You seem to be missing code to assign a value to temp_val.

My suggestion is to change this line:

            if(!visited[temp_node->val]){

into two lines:

            temp_val = temp_node->val;
            if(!visited[temp_val]){

That way, you will not be trying to read from an uninitialized value when creating your new entry:

                visited.insert(std::make_pair(temp_val,true)); //...

However, as user4581301 pointed out in comments, this insertion fails. When you use the [] accessor to test if you have visited the node, you have generated an entry in visited for that key. So, you will not be able to insert the new pair.

You could just assign true, though.

                visited[temp_val] = true; //...

The visited[temp_node->val] in if(!visited[temp_node->val]) Automatically adds temp_node->val:false to visited and makes the later insert` fail because the node is already present.

Simple example:

#include <iostream>
#include <unordered_map>

int main()
{
    std::unordered_map<int, bool> visited;

    if (!visited[42]) // auto inserts {42,false}
    {
        visited.insert({42,true}); //42 already in map, insertion refused.
    }
    std::cout << visited[42] <<std::endl;
}

Outputs 0.

A unordered_set should work better for you here as presence, or lack of it, in the set implies the boolean output.

#include <iostream>
#include <unordered_set>

int main()
{
    std::unordered_set<int> visited;

    if (!visited.contains(42))
    {
        visited.insert(42);
    }
    std::cout << visited.contains(42) <<std::endl;
}

Outputs 1.

Side note: std::unordered_set::contains was added in C++20. Before that, use find and compare the result against visited‘s end iterator:

#include <iostream>
#include <unordered_set>

int main()
{
    std::unordered_set<int> visited;

    if (visited.find(42) == visited.end())
    {
        visited.insert(42);
    }
    std::cout << visited.contains(42) <<std::endl;
}

You must also address the uninitialized temp_val pointed out by jhx’s answer.

Replace

std::unordered_map<int,bool> visited;

with

std::unordered_set<int> visited;

and then you can

            temp_node = output_nodes.at(i)->neighbors[j];
            temp_val = temp_node->val;
            if(!visited[temp_val].contains()){
                temp_node_2 = new Node(temp_node->val,temp_node->neighbors);
                indexer.insert({temp_node,temp_node_2});
                output_nodes.push_back(temp_node_2);

                visited.insert(temp_val);
            }

And at some point in the future you need to address the pass-by-value problem Yakk highlights.

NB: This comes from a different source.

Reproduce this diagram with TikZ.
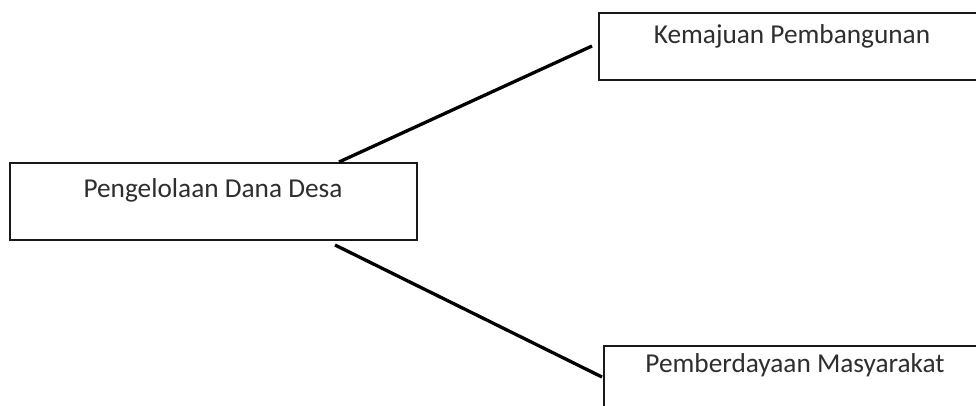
\documentclass[tikz,border=0pt]{standalone}
\usepackage{fontspec}
\setmainfont{Carlito}
\begin{document}
\begin{tikzpicture}[x=1pt,y=-1pt,
  box/.style={draw=black!90, line width=1.8pt, fill=none},
  lbl/.style={inner sep=0pt, anchor=base, text=black!82, font=\fontsize{27.3}{30}\selectfont},
  conn/.style={line width=3.3pt, black}]
\path[use as bounding box, clip] (0,0) rectangle (976,405);
\fill[white] (0,0) rectangle (976,405);
% boxes
\draw[box] (10,163) rectangle (417,240);
\draw[box] (599,13) rectangle (1000,80);
\draw[box] (604,346) rectangle (1000,430);
\node[lbl] (pdd) at (213,197) {Pengelolaan Dana Desa};
\node[lbl] (kp) at (792,43) {Kemajuan Pembangunan};
\node[lbl] (pm) at (795,372) {Pemberdayaan Masyarakat};
% connector endpoints
\coordinate (a1) at (339,162);
\coordinate (a2) at (592,46);
\coordinate (b1) at (335,245);
\coordinate (b2) at (602,377);
\draw[conn] (a1) -- (a2);
\draw[conn] (b1) -- (b2);
\end{tikzpicture}
\end{document}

void BFS(Node* node,std::unordered_map<Node*,Node*> indexer){

when you take an object (like an unordered map) by value, you get a local copy of it. You appear to think that modifying indexer within BFS will change the passed in indexer when you called it. This won’t happen.

The easiest way to detect such errors is to mark your function arguments as const on the right like this:

void BFS(Node*const node,std::unordered_map<Node*,Node*>const indexer){

the compiler will now generate errors whenever you try to modify them. You do this on the right so that if they are pointers, it is the pointer and not the pointed to that is const. (For reference parameters, const on the right generates an error: this is good, because you don’t want the const in that case).

Do this to every function in this example. Every line that generates an error is you misunderstanding what “passing an object by value” means.

It is possible that you intend to actually take the objects by & reference; I do not know. It is a very bad habit to just take every parameter by reference, however.

The core issue is you need to understand that objects in C++ have actual values, and when you create a variable of an object type you get a type that is an actual value, not a reference to that object on the heap somewhere.

Keeping track of where objects are and who owns them is an extra task that C++ places on programmers. One way we avoid the problem is that we write “pure functions” that take values in and return modified versions, and we std::move stuff in and assign the results.

Your next problem is here:

  if(!visited[temp_node->val]){

this causes visited to have a false value under temp_node->val if it didn’t exist prior to this line. [] creates with default value in a std::map and std::unordered_map, here false, if it is missing.

There are two problems here:

  visited.insert(std::make_pair(temp_val,true)); //does not 

first, temp_val is never given a value. You could just delete it and use temp_node->val, or you could assign it the value earlier; either works.

The second is that insert does not replace a value that already exists. It returns a std::pair<iterator, bool> where the 2nd parameter says if the insert actually replaced something.

Normally this isn’t a problem, but earlier use of [] caused the element to be created

.insert_or_assign does what you want; alternatively, you can just do visited[key] = true.

The use of a map from a key to a bool is often a mistake. Using a unordered_set can help; use visited.count(key) > 0 or visited.contains(key) to detect if something is in the set, and use insert (without the pair/bool) to add to the set: visited.insert(key).

This is a bit less error prone, and doesn’t waste memory on storing not-visited elements.